On the back of a paper place mat or piece of scrap paper, draw several shapes in a column. Draw the same shapes in a different order in a second column. Give your child a crayon or pencil and have the child draw lines between the matching shapes. As a variation, write letters or numbers in the columns instead of shapes.

This game promotes eye/hand coordination, observational skills, and develops the earliest of math skills when using shapes and numbers.

The Coaster Game

Collect three paper coasters. Let your child draw a design on the back of one of the coasters. Place the coasters on the table with the printed side up. Lift up the coaster with the design your child drew to show where it is, and then put it back in place.

Slowly move the coasters around to rearrange their positions. One move is a challenge for a young child, two or more challenges an older child. Ask your child to point to the coaster that has his design on it. Turn the coasters over to see if he was right.

Playing this simple game allows children to practice their problem solving and observational skills. Talk with your child about how he made his decision. What did he observe that helped him to know where the hidden picture was? As a variation, if the first guess is wrong, let your child try again — and again, talk about why he made his second choice.

Switch places with your child and let her move the coasters around. How did you do?

 

Table Games Encourage Family Participation

Photographic Memories

Have the entire family stare in one direction for about 30 seconds. The object is to see and remember as many details as you can. Then, turn away and write down every detail you saw, from the ceiling panels or colors to the type of wallpaper on the adjacent wall. Parents can help younger children with their lists. See who has the greatest observation skills. The one with the longest list wins. Your youngest may surprise you!

You may want to have older children share how they remembered certain items. Did they make connections between objects? This can help the little ones to strengthen their observational skills too. Next time, remembering that the tablecloths and the wallpaper are the same color, or that the pictures on the wall are all pictures of birds, will give them additional items for their lists and help them in developing their observational skills.

Talking Stick

Whoever holds the talking stick (a pencil or straw) commands the floor. Pass the stick among the family members and create a story or just talk about your day. Using the “Talking Stick” will ensure that everyone’s ideas are heard and that everyone gets a turn to speak. Family conversation is priceless — so creative and perfect for bonding together!

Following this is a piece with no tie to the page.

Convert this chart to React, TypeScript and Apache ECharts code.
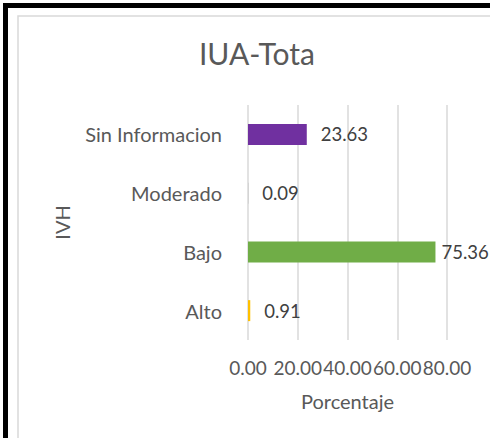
import React, { useEffect, useRef } from "react";
import * as echarts from "echarts";

const categories = ["Alto", "Bajo", "Moderado", "Sin Informacion"];
const values = [0.91, 75.36, 0.09, 23.63];
const barColors = ["#FFC000", "#70AD47", "#A5A5A5", "#7030A0"];
const labelDistances = [14, 6, 14, 14];
const xTicks = { min: 0, max: 80, interval: 20 };

const FONT = "Lato, 'Open Sans', sans-serif";

export default function App() {
  const ref = useRef<HTMLDivElement>(null);
  useEffect(() => {
    document.body.style.margin = "0";
    const chart = echarts.init(ref.current!, null, { renderer: "svg" });
    chart.setOption({
      animation: false,
      backgroundColor: "#ffffff",
      title: {
        text: "IUA-Tota",
        left: 257,
        textAlign: "center",
        top: 38,
        padding: 0,
        textStyle: { fontFamily: FONT, fontSize: 30, fontWeight: "normal", color: "#595959" },
      },
      graphic: [
        { type: "rect", shape: { x: 3, y: 3, width: 490, height: 5 }, style: { fill: "#000" }, silent: true },
        { type: "rect", shape: { x: 3, y: 3, width: 5, height: 440 }, style: { fill: "#000" }, silent: true },
        {
          type: "rect",
          shape: { x: 18, y: 16, width: 490, height: 440 },
          style: { fill: "none", stroke: "#d9d9d9", lineWidth: 1.5 },
          silent: true,
        },
      ],
      grid: { left: 248, right: 43, top: 105, bottom: 98, containLabel: false },
      xAxis: {
        type: "value",
        min: xTicks.min,
        max: xTicks.max,
        interval: xTicks.interval,
        axisLine: { show: false },
        axisTick: { show: false },
        splitLine: { show: true, lineStyle: { color: "#d9d9d9", width: 1.5 } },
        axisLabel: {
          formatter: (v: number) => v.toFixed(2),
          fontFamily: FONT,
          fontSize: 19,
          color: "#595959",
          margin: 18,
        },
        name: "Porcentaje",
        nameLocation: "middle",
        nameGap: 51,
        nameTextStyle: { fontFamily: FONT, fontSize: 20, color: "#595959" },
      },
      yAxis: {
        type: "category",
        data: categories,
        axisLine: { show: false },
        axisTick: { show: false },
        splitLine: { show: false },
        axisLabel: { fontFamily: FONT, fontSize: 20, color: "#595959", margin: 26 },
        name: "IVH",
        nameLocation: "middle",
        nameRotate: 90,
        nameGap: 176,
        nameTextStyle: { fontFamily: FONT, fontSize: 20, color: "#595959" },
      },
      series: [
        {
          type: "bar",
          barWidth: 21,
          data: values.map((v, i) => ({
            value: v,
            itemStyle: { color: barColors[i] },
            label: { distance: labelDistances[i] },
          })),
          label: {
            show: true,
            position: "right",
            formatter: (p: any) => Number(p.value).toFixed(2),
            fontFamily: FONT,
            fontSize: 18.5,
            color: "#404040",
          },
        },
      ],
    });
    return () => chart.dispose();
  }, []);
  return <div ref={ref} style={{ width: 490, height: 438 }} />;
}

Little kids will feel grown up if they are included in the conversation, and this again will help build those all important communication skills. If you are creating a story where each family member adds an idea, this is also a good time to help children with their sequencing and “does it make sense” skills.

If the story you are building is about the family dog, a detail about going to the swim club probably doesn’t belong, unless your dog loves to swim. Talk with your child about why some ideas work and some don’t.

Think of doing this activity at home, too, where you can record or write down the story. Have the kids illustrate each scene.

So, you have to wait a while for the meal to arrive — that’s OK. With these fun games to keep even the youngest child happy, the time will pass with good memories, and your child will be learning at the same time.